Records for processing:
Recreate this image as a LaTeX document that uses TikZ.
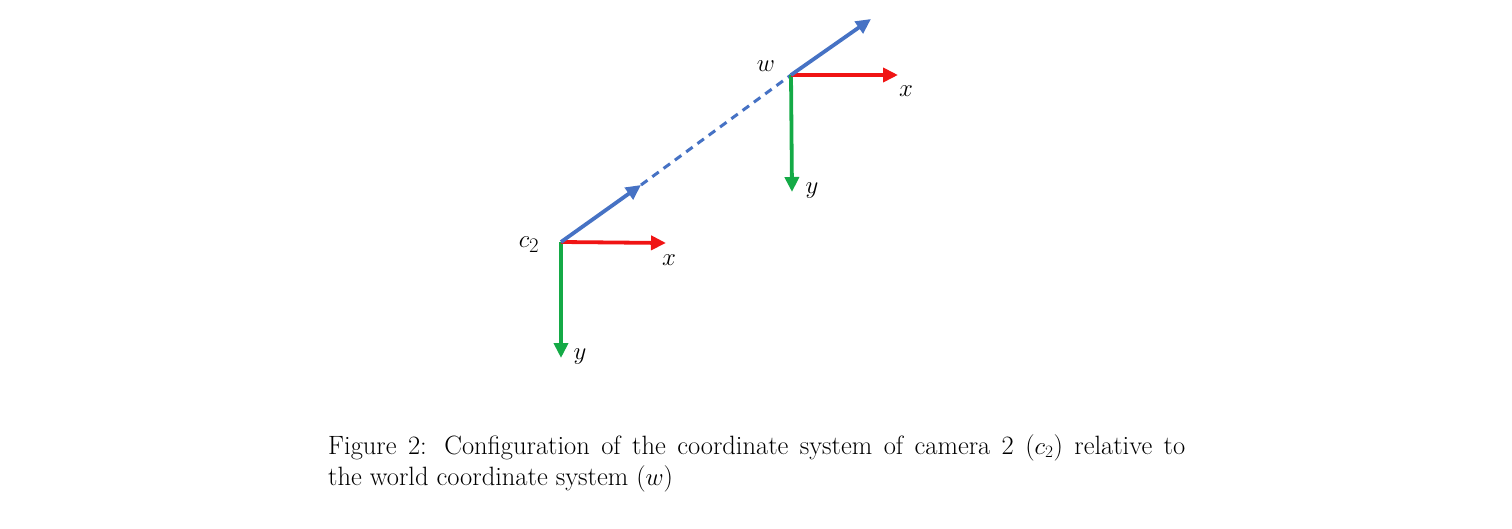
\documentclass[tikz,border=0pt]{standalone}
\usetikzlibrary{arrows.meta}
\definecolor{axblue}{RGB}{70,114,196}
\definecolor{axred}{RGB}{240,20,20}
\definecolor{axgreen}{RGB}{20,170,70}
\begin{document}
\begin{tikzpicture}[x=1pt,y=-1pt,
  axis/.style={line width=3.8pt,-{Triangle[length=15pt,width=14pt]}},
  lbl/.style={inner sep=0pt,font=\fontsize{32}{34}\selectfont},
  captext/.style={inner sep=0pt,anchor=base west,font=\fontsize{26.5}{31}\selectfont}]
\useasboundingbox (0,0) rectangle (1512,529);
% camera c2
\coordinate (c) at (561,242);
\coordinate (cx) at (666,243);
\coordinate (cy) at (561,358);
\coordinate (cz) at (641,185);
% world w
\coordinate (w) at (791,75);
\coordinate (wx) at (898,75);
\coordinate (wy) at (792,192);
\coordinate (wz) at (871,19);
\draw[axis,axgreen] (c) -- (cy);
\draw[axis,axred] (c) -- (cx);
\draw[axis,axblue] (c) -- (cz);
\draw[axblue,line width=3pt,dash pattern=on 8pt off 6pt] (cz) -- (w);
\draw[axis,axgreen] (w) -- (wy);
\draw[axis,axred] (w) -- (wx);
\draw[axis,axblue] (w) -- (wz);
\node[lbl] (lc) at (529,245) {$c_2$};
\node[lbl] (lcx) at (669,260) {$x$};
\node[lbl] (lcy) at (580,357) {$y$};
\node[lbl] (lw) at (766,66) {$w$};
\node[lbl] (lwx) at (906,91) {$x$};
\node[lbl] (lwy) at (812,191) {$y$};
\node[captext] (cap1) at (328,454) {\makebox[857pt][s]{Figure 2: Configuration of the coordinate system of camera 2 ($c_2$) relative to}};
\node[captext] (cap2) at (328,485) {the world coordinate system ($w$)};
\end{tikzpicture}
\end{document}
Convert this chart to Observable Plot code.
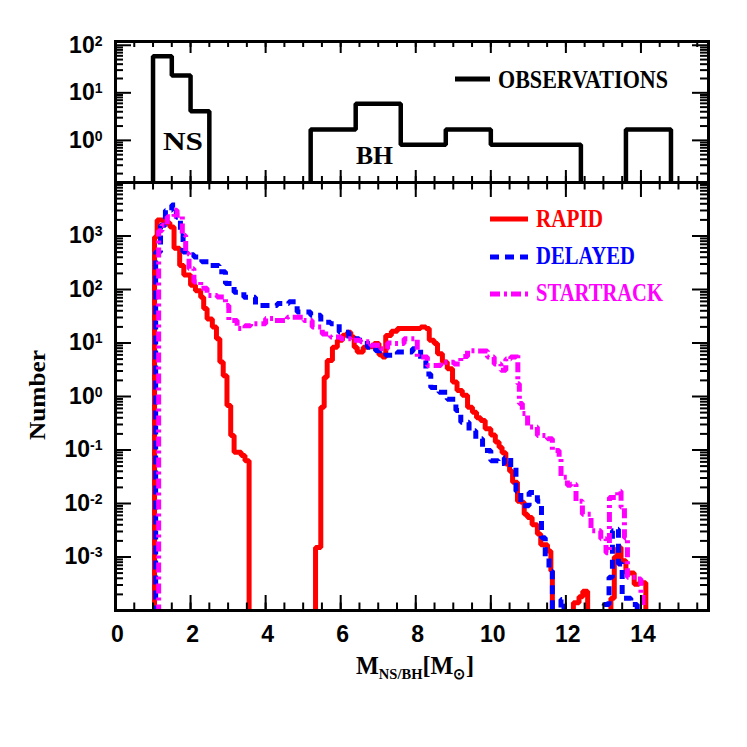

Task description:
Make an exact copy of the whole listing, but don't bring over any pictures.

Solution to this exercise:
Recreate this image as a LaTeX document that uses TikZ.
\documentclass[tikz,border=0pt]{standalone}
\usetikzlibrary{arrows.meta}
\definecolor{axblue}{RGB}{70,114,196}
\definecolor{axred}{RGB}{240,20,20}
\definecolor{axgreen}{RGB}{20,170,70}
\begin{document}
\begin{tikzpicture}[x=1pt,y=-1pt,
  axis/.style={line width=3.8pt,-{Triangle[length=15pt,width=14pt]}},
  lbl/.style={inner sep=0pt,font=\fontsize{32}{34}\selectfont},
  captext/.style={inner sep=0pt,anchor=base west,font=\fontsize{26.5}{31}\selectfont}]
\useasboundingbox (0,0) rectangle (1512,529);
% camera c2
\coordinate (c) at (561,242);
\coordinate (cx) at (666,243);
\coordinate (cy) at (561,358);
\coordinate (cz) at (641,185);
% world w
\coordinate (w) at (791,75);
\coordinate (wx) at (898,75);
\coordinate (wy) at (792,192);
\coordinate (wz) at (871,19);
\draw[axis,axgreen] (c) -- (cy);
\draw[axis,axred] (c) -- (cx);
\draw[axis,axblue] (c) -- (cz);
\draw[axblue,line width=3pt,dash pattern=on 8pt off 6pt] (cz) -- (w);
\draw[axis,axgreen] (w) -- (wy);
\draw[axis,axred] (w) -- (wx);
\draw[axis,axblue] (w) -- (wz);
\node[lbl] (lc) at (529,245) {$c_2$};
\node[lbl] (lcx) at (669,260) {$x$};
\node[lbl] (lcy) at (580,357) {$y$};
\node[lbl] (lw) at (766,66) {$w$};
\node[lbl] (lwx) at (906,91) {$x$};
\node[lbl] (lwy) at (812,191) {$y$};
\node[captext] (cap1) at (328,454) {\makebox[857pt][s]{Figure 2: Configuration of the coordinate system of camera 2 ($c_2$) relative to}};
\node[captext] (cap2) at (328,485) {the world coordinate system ($w$)};
\end{tikzpicture}
\end{document}
Convert this chart to Observable Plot code.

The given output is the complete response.